The radar shows anomalies in the soil, and the old postholes would be a type of anomaly.

The digging of a posthole disturbed the natural soil, and when it was pulled out, the fill would be of a different color and compaction. Sometimes even artifacts are found in those holes.

Thanks to an anonymous donor, the library was able to call in Robinson.

It eventually will rely on experts and timber framers at Old Salem to construct a well cover from the Federal period that would most likely be close to what residents saw in the late 1700s and early 1800s.

The well is a significant part of Salisbury's early history.

Lord Cornwallis and his British troops camped near the well and surely refreshed themselves with water from it.

A young Andrew Jackson also drank from the well, considering he practiced law in Judge Spruce Macay's office less than a stone's throw away. Jackson later would become the country's seventh president.

This well would be about the only thing Jackson would be familiar with today.

In Salisbury's early days, residents and visitors often relied on street wells scattered throughout the town.

The well on the library site apparently provided water through the 19th century and until Salisbury's municipal system was in place.

"I bet you Daniel Boone drank out of it," Rowan Public Library Director Jeff Hall said, noting how close Boone's Salisbury business dealings would have brought him to the well.

Hall said the well also had to be "a major watering spot" for people traveling on the Great Wagon Road through Salisbury.

The street wells commonly employed a rope, bucket and windlass system.

This one has long been closed with brick walls and a granite top, which probably was from its last days of use.
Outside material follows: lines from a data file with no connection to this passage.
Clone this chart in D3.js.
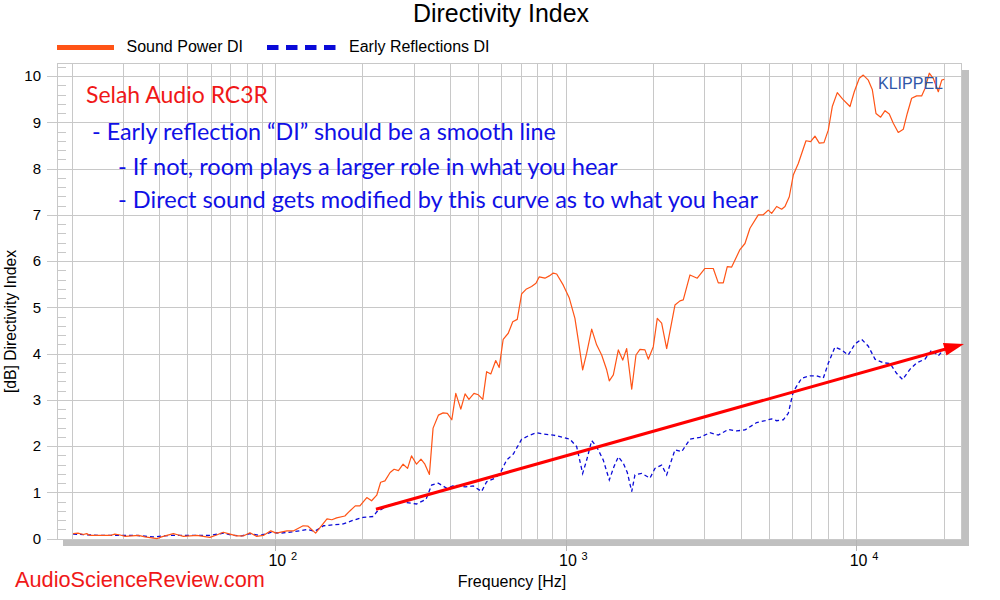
<!DOCTYPE html>
<html><head><meta charset="utf-8">
<script src="https://cdn.jsdelivr.net/npm/d3@7/dist/d3.min.js"></script>
<style>body{margin:0;background:#fff}svg{display:block}</style>
</head><body>
<svg id="chart" width="1000" height="600"></svg>
<script>
// ---------------- DATA ----------------
const spFreq = [20.2,21.0,21.9,22.5,23.1,27.1,28.1,29.3,30.5,33.9,35.7,39.2,40.7,44.7,45.9,48.4,53.8,59.7,63.0,66.4,70.0,73.8,77.8,82.0,86.5,91.2,96.7,101,110,116,125,130,138,151,157,163,174,181,189,196,207,215,224,231,239,249,257,266,276,286,295,307,318,328,340,350,365,379,392,406,419,436,451,465,484,501,519,535,553,575,591,610,635,658,682,706,731,764,791,812,849,879,907,932,982,1030,1077,1106,1145,1182,1230,1279,1331,1385,1414,1460,1519,1573,1623,1689,1747,1803,1876,1926,2004,2068,2141,2228,2379,2476,2541,2680,2839,3018,3223,3354,3489,3601,3729,3982,4143,4310,4604,4790,4983,5119,5326,5541,5689,5886,6076,6322,6719,6973,7215,7466,7749,8017,8276,8610,8985,9521,9851,10250,10580,11010,11360,11700,12140,12570,13000,13420,13960,14530,14990,15520,16150,16800,17250,17850,18420,19170,19700,20100];
const spDI = [0.11,0.12,0.09,0.11,0.07,0.07,0.10,0.08,0.05,0.07,0.04,0.00,0.04,0.11,0.09,0.05,0.07,0.03,0.08,0.14,0.10,0.06,0.06,0.13,0.05,0.07,0.17,0.12,0.17,0.17,0.28,0.27,0.12,0.43,0.41,0.45,0.49,0.60,0.71,0.71,0.89,0.82,0.94,1.22,1.25,1.43,1.50,1.47,1.61,1.52,1.79,1.61,1.72,1.61,1.39,2.39,2.67,2.72,2.71,2.57,3.14,2.80,3.13,3.01,3.14,3.11,3.01,3.61,3.56,3.85,3.70,4.31,4.44,4.69,4.74,5.29,5.39,5.45,5.52,5.66,5.63,5.68,5.74,5.72,5.48,5.20,4.76,4.29,3.65,4.01,4.53,4.19,3.97,3.65,3.41,3.54,4.08,3.86,4.11,3.23,3.97,4.09,4.08,3.88,4.15,4.76,4.66,4.11,5.05,5.14,5.16,5.70,5.63,5.84,5.84,5.53,5.53,5.88,5.87,6.25,6.38,6.71,7.00,7.00,7.10,7.03,7.18,7.12,7.18,7.39,7.86,8.11,8.60,8.58,8.70,8.55,8.56,8.83,9.34,9.64,9.50,9.34,9.66,9.95,10.02,9.91,9.71,9.19,9.11,9.25,9.18,8.98,8.78,8.85,9.19,9.52,9.57,9.57,9.73,10.06,9.95,9.66,9.91,9.93];

const erFreq = [20.2,25.0,29.3,33.4,38.1,43.5,49.7,59.7,66.4,71.9,76.8,82.0,88.8,97.4,104,116,129,137,147,159,172,186,201,218,224,249,276,307,331,346,365,390,416,451,481,514,535,572,595,627,661,706,754,795,838,907,982,1035,1092,1145,1182,1230,1279,1348,1414,1468,1519,1580,1631,1689,1733,1828,1952,2030,2141,2228,2379,2509,2680,2901,3140,3354,3630,3880,4143,4546,4856,5119,5326,5612,5840,6076,6494,6934,7313,7707,8017,8453,8915,9393,9906,10440,11010,11610,12400,13070,13790,14450,15310,16150,17250,18190,19170,19940];
const erDI = [0.10,0.07,0.07,0.07,0.04,0.07,0.07,0.07,0.12,0.07,0.06,0.11,0.07,0.14,0.12,0.15,0.20,0.16,0.28,0.30,0.32,0.40,0.46,0.48,0.58,0.74,0.79,0.75,0.85,1.16,1.20,1.09,1.16,1.12,1.14,1.02,1.23,1.31,1.41,1.70,1.83,2.15,2.24,2.29,2.26,2.24,2.19,2.15,1.99,1.41,1.70,2.12,1.99,1.70,1.27,1.56,1.77,1.63,1.43,1.02,1.38,1.41,1.31,1.52,1.59,1.38,1.92,1.88,2.15,2.19,2.29,2.24,2.36,2.33,2.35,2.51,2.55,2.59,2.55,2.57,2.71,3.18,3.47,3.52,3.52,3.47,3.79,4.14,4.08,3.97,4.21,4.31,4.16,3.88,3.80,3.79,3.57,3.44,3.66,3.80,3.88,4.08,3.95,4.08];

const yTicks = [0,1,2,3,4,5,6,7,8,9,10];
const xDecades = [100, 1000, 10000];
const xDecadeExp = ["2", "3", "4"];
const xGrid = [20,30,40,50,60,70,80,90,100,200,300,400,500,600,700,800,900,1000,2000,3000,4000,5000,6000,7000,8000,9000,10000,20000];
const arrowFreq = [222.6, 23490];
const arrowDI = [0.635, 4.21];

const titleText = "Directivity Index";
const seriesNames = ["Sound Power DI", "Early Reflections DI"];
const xLabel = "Frequency [Hz]";
const yLabel = "[dB] Directivity Index";
const headline = "Selah Audio RC3R";
const notes = ["- Early reflection \u201cDI\u201d should be a smooth line",
               "- If not, room plays a larger role in what you hear",
               "- Direct sound gets modified by this curve as to what you hear"];
const brand = "KLIPPEL";
const watermark = "AudioScienceReview.com";

// ---------------- LAYOUT ----------------
const L = 57, R = 962, T = 63, B = 539;
const ORANGE = "#ff5416", BLUE = "#0a0ad8", GRID = "#c8c8c8", SHADOW = "#c0c0c0";
const sans = "'Liberation Sans', Arial, sans-serif";
const human = "Lato, 'Open Sans', sans-serif";

const svg = d3.select("#chart");
const x = d3.scaleLog().domain([17.78, 23130]).range([L, R]);
const y = d3.scaleLinear().domain([0, 10]).range([538.7, 76]);

function fit(sel, w) {
  const n = sel.node();
  const fs = parseFloat(sel.attr("font-size"));
  const cur = n.getComputedTextLength();
  if (cur > 0) sel.attr("font-size", (fs * w / cur).toFixed(2));
  return sel;
}

// shadow + plot background
svg.append("rect").attr("x", L + 6).attr("y", T + 7).attr("width", R - L + 1).attr("height", B - T)
  .attr("fill", SHADOW);
svg.append("rect").attr("x", L).attr("y", T).attr("width", R - L).attr("height", B - T)
  .attr("fill", "#fff");

// decade ticks extending below
svg.append("g").selectAll("line").data(xDecades).join("line")
  .attr("x1", d => Math.round(x(d)) + 0.5).attr("x2", d => Math.round(x(d)) + 0.5)
  .attr("y1", B).attr("y2", 551).attr("stroke", "#b4b4b4");

// grid
const grid = svg.append("g").attr("stroke", GRID).attr("stroke-width", 1).attr("shape-rendering", "crispEdges");
grid.selectAll(".vx").data(xGrid).join("line")
  .attr("x1", d => Math.round(x(d)) + 0.5).attr("x2", d => Math.round(x(d)) + 0.5)
  .attr("y1", T).attr("y2", B);
grid.selectAll(".hy").data(yTicks).join("line")
  .attr("x1", L).attr("x2", R).attr("y1", d => Math.round(y(d)) + 0.5).attr("y2", d => Math.round(y(d)) + 0.5);
// minor y ticks (inside)
const minor = d3.range(0, 10.3, 0.2).filter(v => Math.abs(v - Math.round(v)) > 0.01);
grid.selectAll(".mn").data(minor).join("line")
  .attr("x1", L).attr("x2", L + 9).attr("y1", d => Math.round(y(d)) + 0.5).attr("y2", d => Math.round(y(d)) + 0.5);
// major y ticks (outside)
grid.selectAll(".mj").data(yTicks).join("line")
  .attr("x1", L - 10).attr("x2", L).attr("y1", d => Math.round(y(d)) + 0.5).attr("y2", d => Math.round(y(d)) + 0.5);
// frame
svg.append("rect").attr("x", L + 0.5).attr("y", T + 0.5).attr("width", R - L - 1).attr("height", B - T)
  .attr("fill", "none").attr("stroke", GRID).attr("shape-rendering", "crispEdges");

// y tick labels
svg.append("g").selectAll("text").data(yTicks).join("text")
  .attr("x", 41).attr("y", d => y(d)).attr("dy", "0.35em").attr("text-anchor", "end")
  .attr("font-family", sans).attr("font-size", 15).attr("fill", "#000").text(d => d);

// x decade labels: base "10" and exponent as separate texts
svg.append("g").selectAll("text").data(xDecades).join("text")
  .attr("x", d => x(d) - 6.5).attr("y", 566)
  .attr("font-family", sans).attr("font-size", 16).attr("fill", "#000").text("10");
svg.append("g").selectAll("text").data(xDecades).join("text")
  .attr("x", d => x(d) + 16).attr("y", 560)
  .attr("font-family", sans).attr("font-size", 11).attr("fill", "#000").text((d, i) => xDecadeExp[i]);

// axis titles
svg.append("text").attr("x", 512).attr("y", 587).attr("text-anchor", "middle")
  .attr("font-family", sans).attr("font-size", 16).attr("fill", "#000").text(xLabel);
const yl = svg.append("text").attr("transform", "translate(16,321.5) rotate(-90)").attr("text-anchor", "middle")
  .attr("font-family", sans).attr("font-size", 15).attr("fill", "#000").text(yLabel);
fit(yl, 143);

// title
const tt = svg.append("text").attr("x", 501).attr("y", 22).attr("text-anchor", "middle")
  .attr("font-family", sans).attr("font-size", 24).attr("fill", "#000").text(titleText);
fit(tt, 176);

// legend
svg.append("line").attr("x1", 57).attr("x2", 114).attr("y1", 47.5).attr("y2", 47.5)
  .attr("stroke", ORANGE).attr("stroke-width", 5);
svg.append("text").attr("x", 126.5).attr("y", 51.5).attr("font-family", sans).attr("font-size", 16)
  .attr("fill", "#000").text(seriesNames[0]);
svg.append("line").attr("x1", 267).attr("x2", 336).attr("y1", 47.5).attr("y2", 47.5)
  .attr("stroke", BLUE).attr("stroke-width", 5).attr("stroke-dasharray", "11.5,7.5");
svg.append("text").attr("x", 349).attr("y", 51.5).attr("font-family", sans).attr("font-size", 16)
  .attr("fill", "#000").text(seriesNames[1]);

// series
const line = d3.line().x(d => x(d[0])).y(d => y(d[1]));
svg.append("path").datum(erFreq.map((f, i) => [f, erDI[i]])).attr("d", line)
  .attr("fill", "none").attr("stroke", BLUE).attr("stroke-width", 1.3).attr("stroke-dasharray", "4,3");
svg.append("path").datum(spFreq.map((f, i) => [f, spDI[i]])).attr("d", line)
  .attr("fill", "none").attr("stroke", ORANGE).attr("stroke-width", 1.2).attr("stroke-linejoin", "round");

// red arrow
const ax0 = x(arrowFreq[0]), ay0 = y(arrowDI[0]), ax1 = x(arrowFreq[1]), ay1 = y(arrowDI[1]);
const ang = Math.atan2(ay1 - ay0, ax1 - ax0), hl = 20, hw = 6.5;
const bx = ax1 - hl * Math.cos(ang), by = ay1 - hl * Math.sin(ang);
svg.append("line").attr("x1", ax0).attr("y1", ay0).attr("x2", bx + 2 * Math.cos(ang)).attr("y2", by + 2 * Math.sin(ang))
  .attr("stroke", "#ff0000").attr("stroke-width", 3);
svg.append("polygon").attr("points", [
  [ax1, ay1], [bx - hw * Math.sin(ang), by + hw * Math.cos(ang)], [bx + hw * Math.sin(ang), by - hw * Math.cos(ang)]
].map(p => p.join(",")).join(" ")).attr("fill", "#ff0000");

// annotations
const hd = svg.append("text").attr("x", 86).attr("y", 103).attr("font-family", human).attr("font-size", 23)
  .attr("fill", "#f01818").text(headline);
fit(hd, 182);
const noteX = [92, 118, 118], noteY = [140, 175, 208], noteW = [464, 500, 640];
notes.forEach((t, i) => {
  const s = svg.append("text").attr("x", noteX[i]).attr("y", noteY[i]).attr("font-family", human)
    .attr("font-size", 23).attr("fill", "#1010e6").text(t);
  fit(s, noteW[i]);
});
const kl = svg.append("text").attr("x", 878).attr("y", 89).attr("font-family", sans).attr("font-size", 16)
  .attr("fill", "#2f56a8").text(brand);
fit(kl, 65);
const wm = svg.append("text").attr("x", 15).attr("y", 587).attr("font-family", sans).attr("font-size", 23)
  .attr("fill", "#f01818").text(watermark);
fit(wm, 250);
</script>
</body></html>
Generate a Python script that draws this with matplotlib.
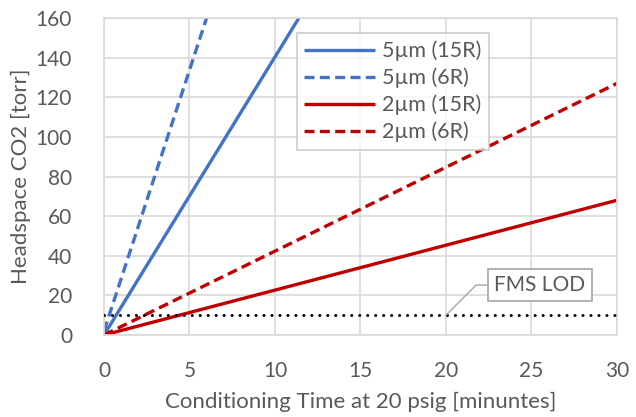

Imbedded in the granite are forged iron remnants of the windlass system (with crank).

The well hole goes down about 10 feet and currently is filled with some trash.

The late Rowan County historian James S. Brawley often argued that the "Jackson Well" should be restored and put back into working order.

"An undertaking of this kind would be one more great tourist attraction for this colonial city so rich in history," Brawley wrote in 1962.

Historic Salisbury Foundation is helping the library with the project, even lining up a backhoe that will be used in the dig next week.

The well is thought to date back to around 1760.

Hall said a second well covering was of a Victorian vintage (indicated on 1896 Sanborn maps). the library also has good photographic evidence of former covers.

Hall guesses the original covering would have been about 14- by-14 feet with a pyramid-shaped roof. A more elaborate example of the Federal-styled structure can be found in Williamsburg, Va., he said.